== RAW DATA
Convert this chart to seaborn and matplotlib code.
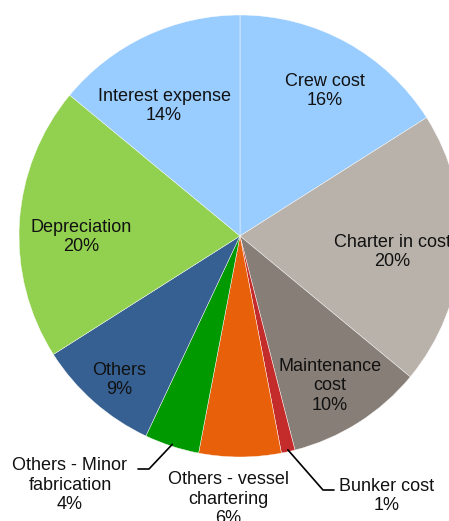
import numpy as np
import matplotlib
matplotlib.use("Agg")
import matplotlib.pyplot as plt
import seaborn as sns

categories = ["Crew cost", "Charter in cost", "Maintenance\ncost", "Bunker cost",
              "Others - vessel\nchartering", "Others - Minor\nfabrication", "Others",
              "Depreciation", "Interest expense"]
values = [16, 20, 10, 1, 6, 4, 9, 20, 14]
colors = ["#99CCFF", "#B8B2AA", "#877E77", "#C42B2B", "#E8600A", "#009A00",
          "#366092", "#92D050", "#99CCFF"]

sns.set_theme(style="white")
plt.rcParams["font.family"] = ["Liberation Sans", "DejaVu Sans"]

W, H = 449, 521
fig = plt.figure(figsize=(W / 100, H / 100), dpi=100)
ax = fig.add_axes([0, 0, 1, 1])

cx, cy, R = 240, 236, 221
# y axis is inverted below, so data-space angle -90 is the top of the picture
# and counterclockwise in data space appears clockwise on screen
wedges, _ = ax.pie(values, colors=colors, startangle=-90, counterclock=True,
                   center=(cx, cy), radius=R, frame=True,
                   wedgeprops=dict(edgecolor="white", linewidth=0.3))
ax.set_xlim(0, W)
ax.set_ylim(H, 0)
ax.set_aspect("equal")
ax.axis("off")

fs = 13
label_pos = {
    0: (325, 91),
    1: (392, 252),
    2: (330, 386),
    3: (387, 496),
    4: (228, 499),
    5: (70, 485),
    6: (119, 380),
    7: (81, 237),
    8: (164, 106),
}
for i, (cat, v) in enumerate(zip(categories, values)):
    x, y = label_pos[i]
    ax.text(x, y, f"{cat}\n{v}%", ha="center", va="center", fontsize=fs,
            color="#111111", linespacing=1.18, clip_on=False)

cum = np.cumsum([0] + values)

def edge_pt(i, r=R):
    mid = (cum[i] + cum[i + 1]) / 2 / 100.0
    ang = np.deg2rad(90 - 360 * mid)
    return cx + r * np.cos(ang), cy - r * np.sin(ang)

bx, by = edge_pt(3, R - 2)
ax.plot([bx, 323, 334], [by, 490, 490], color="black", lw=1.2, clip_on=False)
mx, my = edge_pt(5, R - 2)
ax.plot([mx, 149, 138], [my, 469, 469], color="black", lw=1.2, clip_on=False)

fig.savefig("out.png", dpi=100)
====
*YOUR GOAL:* Begin at the top of the material above and output each line exactly, stopping after the line that holds "ax = fig.add_axes([0, 0, 1, 1])". Leave out pictures.

*SOLUTION TO THE EXERCISE:*
Convert this chart to seaborn and matplotlib code.
import numpy as np
import matplotlib
matplotlib.use("Agg")
import matplotlib.pyplot as plt
import seaborn as sns

categories = ["Crew cost", "Charter in cost", "Maintenance\ncost", "Bunker cost",
              "Others - vessel\nchartering", "Others - Minor\nfabrication", "Others",
              "Depreciation", "Interest expense"]
values = [16, 20, 10, 1, 6, 4, 9, 20, 14]
colors = ["#99CCFF", "#B8B2AA", "#877E77", "#C42B2B", "#E8600A", "#009A00",
          "#366092", "#92D050", "#99CCFF"]

sns.set_theme(style="white")
plt.rcParams["font.family"] = ["Liberation Sans", "DejaVu Sans"]

W, H = 449, 521
fig = plt.figure(figsize=(W / 100, H / 100), dpi=100)
ax = fig.add_axes([0, 0, 1, 1])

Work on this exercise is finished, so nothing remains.